* Task goal *
Copy out all the lines exactly. Omit pictures.

* Information provided *
--- Start ---

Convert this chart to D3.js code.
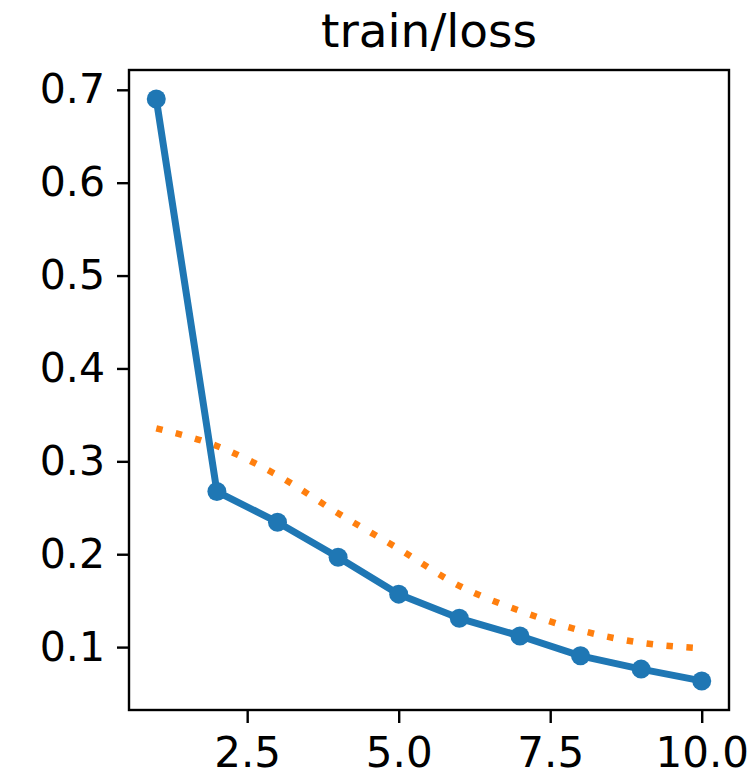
<!DOCTYPE html>
<html>
<head>
<meta charset="utf-8">
<script src="https://cdn.jsdelivr.net/npm/d3@7"></script>
<style>
  html, body { margin: 0; padding: 0; background: #fff; }
  svg { display: block; }
  text { font-family: "DejaVu Sans", sans-serif; fill: #000; }
</style>
</head>
<body>
<svg id="chart" width="750" height="780"></svg>
<script>
const title = "train/loss";
const steps = [1, 2, 3, 4, 5, 6, 7, 8, 9, 10];
const lossValues = [0.690, 0.2675, 0.2345, 0.1968, 0.157, 0.131, 0.112, 0.0906, 0.0763, 0.0636];
const smoothValues = [0.3355, 0.3165, 0.285, 0.244, 0.2058, 0.166, 0.139, 0.118, 0.1047, 0.0986];
const xTicks = [2.5, 5.0, 7.5, 10.0];
const yTicks = [0.1, 0.2, 0.3, 0.4, 0.5, 0.6, 0.7];

const svg = d3.select("#chart");
const frame = { left: 129, right: 729, top: 70, bottom: 710 };

const xExt = d3.extent(steps);
const xPad = (xExt[1] - xExt[0]) * 0.05;
const allY = lossValues.concat(smoothValues);
const yExt = d3.extent(allY);
const yPad = (yExt[1] - yExt[0]) * 0.05;

const x = d3.scaleLinear().domain([xExt[0] - xPad, xExt[1] + xPad]).range([frame.left, frame.right]);
const y = d3.scaleLinear().domain([yExt[0] - yPad, yExt[1] + yPad]).range([frame.bottom, frame.top]);

const fontSize = 41;

// x axis
const xAxis = d3.axisBottom(x).tickValues(xTicks).tickFormat(d3.format(".1f")).tickSize(13).tickPadding(14);
const gx = svg.append("g").attr("transform", `translate(0,${frame.bottom})`).call(xAxis);
gx.select(".domain").remove();
gx.selectAll(".tick line").attr("stroke", "#000").attr("stroke-width", 2.4);
gx.selectAll(".tick text").attr("font-size", 42).attr("font-family", "DejaVu Sans").attr("fill", "#000");

// y axis
const yAxis = d3.axisLeft(y).tickValues(yTicks).tickFormat(d3.format(".1f")).tickSize(12).tickPadding(12);
const gy = svg.append("g").attr("transform", `translate(${frame.left},0)`).call(yAxis);
gy.select(".domain").remove();
gy.selectAll(".tick line").attr("stroke", "#000").attr("stroke-width", 2.4);
gy.selectAll(".tick text").attr("font-size", fontSize).attr("font-family", "DejaVu Sans").attr("fill", "#000");

// clip
svg.append("clipPath").attr("id", "clip").append("rect")
  .attr("x", frame.left).attr("y", frame.top)
  .attr("width", frame.right - frame.left).attr("height", frame.bottom - frame.top);

const plot = svg.append("g").attr("clip-path", "url(#clip)");

const smoothLine = d3.line().x((d, i) => x(steps[i])).y(d => y(d)).curve(d3.curveMonotoneX);
plot.append("path").datum(smoothValues)
  .attr("d", smoothLine)
  .attr("fill", "none").attr("stroke", "#ff7f0e").attr("stroke-width", 6.5)
  .attr("stroke-dasharray", "6.5,13.5");

const lossLine = d3.line().x((d, i) => x(steps[i])).y(d => y(d));
plot.append("path").datum(lossValues)
  .attr("d", lossLine)
  .attr("fill", "none").attr("stroke", "#1f77b4").attr("stroke-width", 7)
  .attr("stroke-linejoin", "round");

plot.selectAll("circle.pt").data(lossValues).enter().append("circle")
  .attr("class", "pt")
  .attr("cx", (d, i) => x(steps[i])).attr("cy", d => y(d))
  .attr("r", 9.5).attr("fill", "#1f77b4");

// frame
svg.append("rect")
  .attr("x", frame.left).attr("y", frame.top)
  .attr("width", frame.right - frame.left).attr("height", frame.bottom - frame.top)
  .attr("fill", "none").attr("stroke", "#000").attr("stroke-width", 2.4);

// title
svg.append("text")
  .attr("x", (frame.left + frame.right) / 2).attr("y", 47)
  .attr("text-anchor", "middle").attr("font-size", 47)
  .text(title);
</script>
</body>
</html>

--- End ---

* Response to the exercise *
Convert this chart to D3.js code.
<!DOCTYPE html>
<html>
<head>
<meta charset="utf-8">
<script src="https://cdn.jsdelivr.net/npm/d3@7"></script>
<style>
  html, body { margin: 0; padding: 0; background: #fff; }
  svg { display: block; }
  text { font-family: "DejaVu Sans", sans-serif; fill: #000; }
</style>
</head>
<body>
<svg id="chart" width="750" height="780"></svg>
<script>
const title = "train/loss";
const steps = [1, 2, 3, 4, 5, 6, 7, 8, 9, 10];
const lossValues = [0.690, 0.2675, 0.2345, 0.1968, 0.157, 0.131, 0.112, 0.0906, 0.0763, 0.0636];
const smoothValues = [0.3355, 0.3165, 0.285, 0.244, 0.2058, 0.166, 0.139, 0.118, 0.1047, 0.0986];
const xTicks = [2.5, 5.0, 7.5, 10.0];
const yTicks = [0.1, 0.2, 0.3, 0.4, 0.5, 0.6, 0.7];

const svg = d3.select("#chart");
const frame = { left: 129, right: 729, top: 70, bottom: 710 };

const xExt = d3.extent(steps);
const xPad = (xExt[1] - xExt[0]) * 0.05;
const allY = lossValues.concat(smoothValues);
const yExt = d3.extent(allY);
const yPad = (yExt[1] - yExt[0]) * 0.05;

const x = d3.scaleLinear().domain([xExt[0] - xPad, xExt[1] + xPad]).range([frame.left, frame.right]);
const y = d3.scaleLinear().domain([yExt[0] - yPad, yExt[1] + yPad]).range([frame.bottom, frame.top]);

const fontSize = 41;

// x axis
const xAxis = d3.axisBottom(x).tickValues(xTicks).tickFormat(d3.format(".1f")).tickSize(13).tickPadding(14);
const gx = svg.append("g").attr("transform", `translate(0,${frame.bottom})`).call(xAxis);
gx.select(".domain").remove();
gx.selectAll(".tick line").attr("stroke", "#000").attr("stroke-width", 2.4);
gx.selectAll(".tick text").attr("font-size", 42).attr("font-family", "DejaVu Sans").attr("fill", "#000");

// y axis
const yAxis = d3.axisLeft(y).tickValues(yTicks).tickFormat(d3.format(".1f")).tickSize(12).tickPadding(12);
const gy = svg.append("g").attr("transform", `translate(${frame.left},0)`).call(yAxis);
gy.select(".domain").remove();
gy.selectAll(".tick line").attr("stroke", "#000").attr("stroke-width", 2.4);
gy.selectAll(".tick text").attr("font-size", fontSize).attr("font-family", "DejaVu Sans").attr("fill", "#000");

// clip
svg.append("clipPath").attr("id", "clip").append("rect")
  .attr("x", frame.left).attr("y", frame.top)
  .attr("width", frame.right - frame.left).attr("height", frame.bottom - frame.top);

const plot = svg.append("g").attr("clip-path", "url(#clip)");

const smoothLine = d3.line().x((d, i) => x(steps[i])).y(d => y(d)).curve(d3.curveMonotoneX);
plot.append("path").datum(smoothValues)
  .attr("d", smoothLine)
  .attr("fill", "none").attr("stroke", "#ff7f0e").attr("stroke-width", 6.5)
  .attr("stroke-dasharray", "6.5,13.5");

const lossLine = d3.line().x((d, i) => x(steps[i])).y(d => y(d));
plot.append("path").datum(lossValues)
  .attr("d", lossLine)
  .attr("fill", "none").attr("stroke", "#1f77b4").attr("stroke-width", 7)
  .attr("stroke-linejoin", "round");

plot.selectAll("circle.pt").data(lossValues).enter().append("circle")
  .attr("class", "pt")
  .attr("cx", (d, i) => x(steps[i])).attr("cy", d => y(d))
  .attr("r", 9.5).attr("fill", "#1f77b4");

// frame
svg.append("rect")
  .attr("x", frame.left).attr("y", frame.top)
  .attr("width", frame.right - frame.left).attr("height", frame.bottom - frame.top)
  .attr("fill", "none").attr("stroke", "#000").attr("stroke-width", 2.4);

// title
svg.append("text")
  .attr("x", (frame.left + frame.right) / 2).attr("y", 47)
  .attr("text-anchor", "middle").attr("font-size", 47)
  .text(title);
</script>
</body>
</html>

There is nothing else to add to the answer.